5. Eine erhebliche Rechtsfrage vermag die Revisionswerberin auch im Zusammenhang mit dem Fehlen von Bautagesberichten und einer Bauführerbestätigung nicht aufzuzeigen. Die Einrede des nicht erfüllten Vertrags bezieht sich immer nur auf Pflichten, die zueinander im Austauschverhältnis stehen, also auf Hauptpflichten und die äquivalenten Nebenpflichten (RS0019902 [T3]). Nur wenn einer Nebenleistung im Gegenseitigkeitsverhältnis erhebliche Bedeutung zukommt, besteht ein Leistungsverweigerungsrecht nach § 1052 Satz 1 ABGB (RS0019972). Mit der Frage, ob ein Gegenseitigkeitsverhältnis bestand, wird in der Regel eine erhebliche Rechtsfrage im Sinn des § 502 Abs 1 ZPO nicht berührt (RS0019902 [T6]).

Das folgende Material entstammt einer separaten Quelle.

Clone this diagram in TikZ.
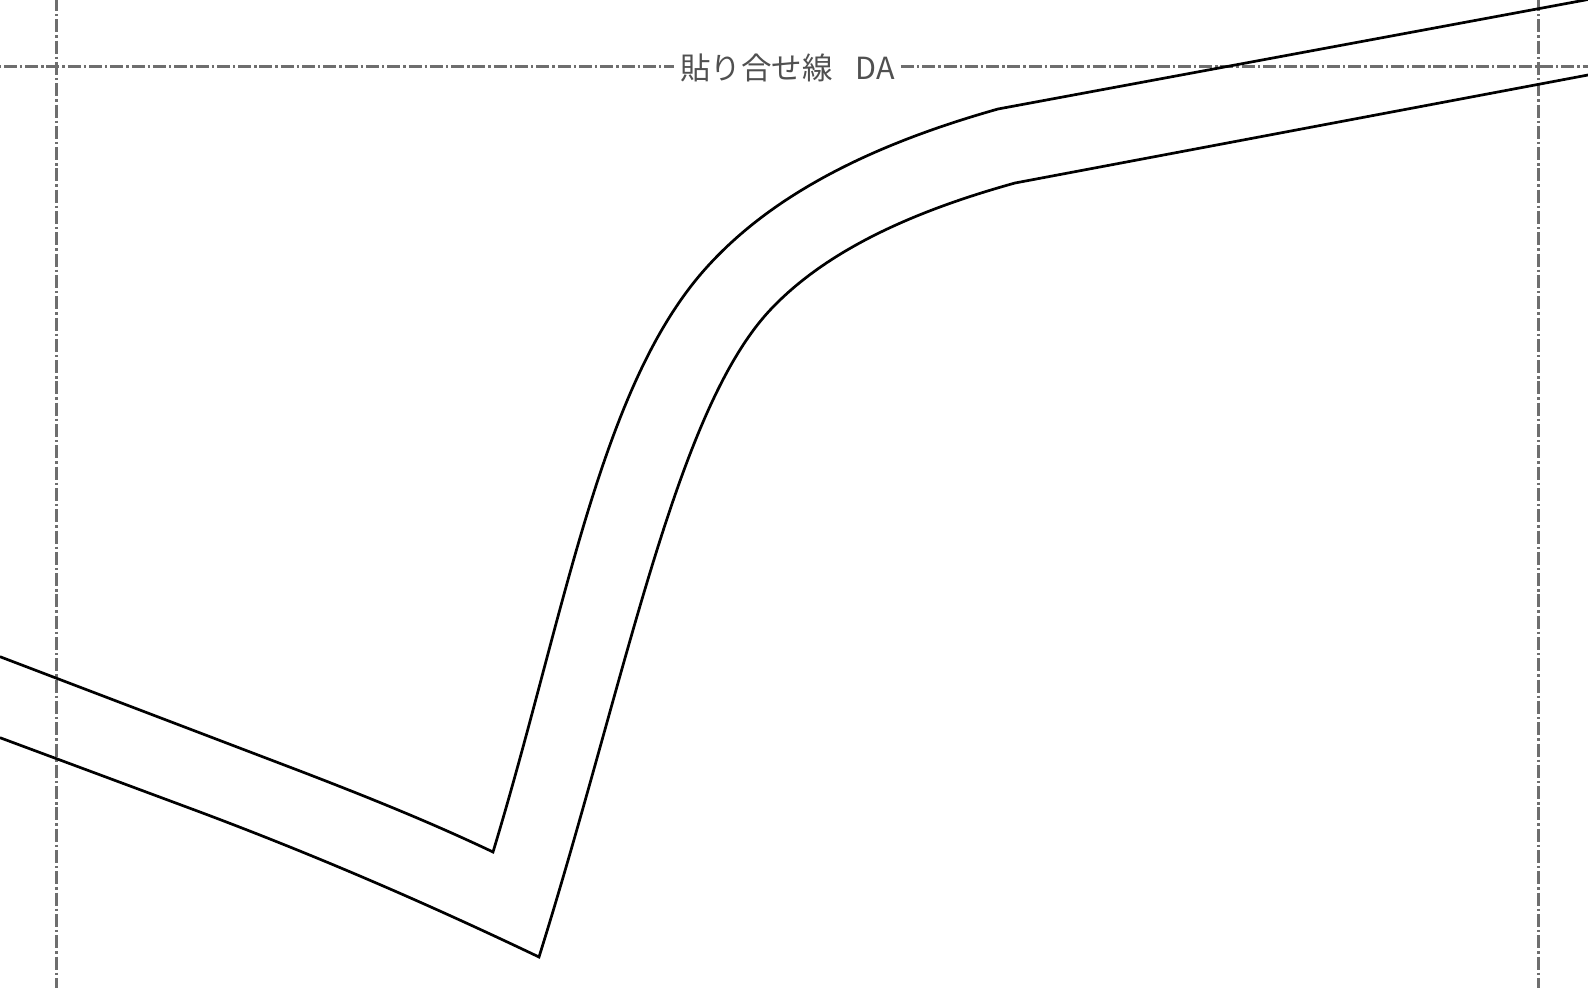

Anders als in dem der Entscheidung 9 Ob 146/04t zugrundeliegenden Fall kann die Beklagte eben nicht darauf verweisen, dass sich aus dem (damals vorliegenden) Kontext („Zahlungsbedingungen“) ergebe, dass die Vorlage der Bautagesberichte ein Fälligkeitskriterium darstelle, was bei einem ziffernmäßig festgelegten Werklohn auch ungewöhnlich wäre. Die rechtliche Beurteilung des Berufungsgerichts, dass solche (und auch eine Bauführerbestätigung) gar nicht als Schuldinhalt festgestellt seien und von der Beklagten auch gar nicht vorgebracht worden sei, woraus sich eine solche Verpflichtung ergeben solle, versucht die Beklagte nur mit einem gegen das Neuerungsverbot verstoßenden Vorbringen zu einem „Usus“ (bei den Bautagesberichten) und aufgrund von landesgesetzlichen Bestimmungen über eine – allerdings den Bauherrn – treffende Verpflichtung zur Vorlage einer solchen (bei der Baubehörde) zu bekämpfen. Überdies hat die Behörde dann, wenn der in § 37 Abs 3 Stmk BauG (LGBl 1995/59 idF LGBl 2015/34) für bestimmte Vorhaben normierten Pflicht, der Behörde die Fertigstellung des Rohbaus, nach Möglichkeit mit gleichzeitiger Bestätigung der konsensgemäßen Ausführung durch den Bauführer schriftlich anzuzeigen, vom Bauherrn nicht durch Anschluss dieser Bestätigung bei der Anzeige entsprochen wird, eine Rohbaubeschau auf Kosten des Bauherrn durchzuführen. Dass also ohne Bestätigung das Werk „wertlos“ sei, wie die Revisionswerberin behauptet, ist gänzlich unnachvollziehbar. Zu den fehlenden Bautagesberichten hat zudem schon das Berufungsgericht ohne Fehlbeurteilung bemerkt, dass ein besonderes Interesse daran (im Nachhinein) in Ansehung der Pauschalpreisvereinbarung nicht zu erkennen ist. Wenn daher das Berufungsgericht – nur für den Fall, dass man vom Vorliegen einer solchen Verpflichtung ausginge – die Auffassung des Erstgerichts teilte, es handle sich dabei um unselbständige Nebenpflichten, bedarf dies keiner Korrektur.

6. Die Kostenentscheidung beruht auf §§ 41, 50 ZPO. Die Klägerin hat auf die fehlende Zulässigkeit der Revision hingewiesen, weshalb ihr der Ersatz der Kosten der zur zweckentsprechenden Rechtsverfolgung notwendigen Revisionsbeantwortung zuzuerkennen ist.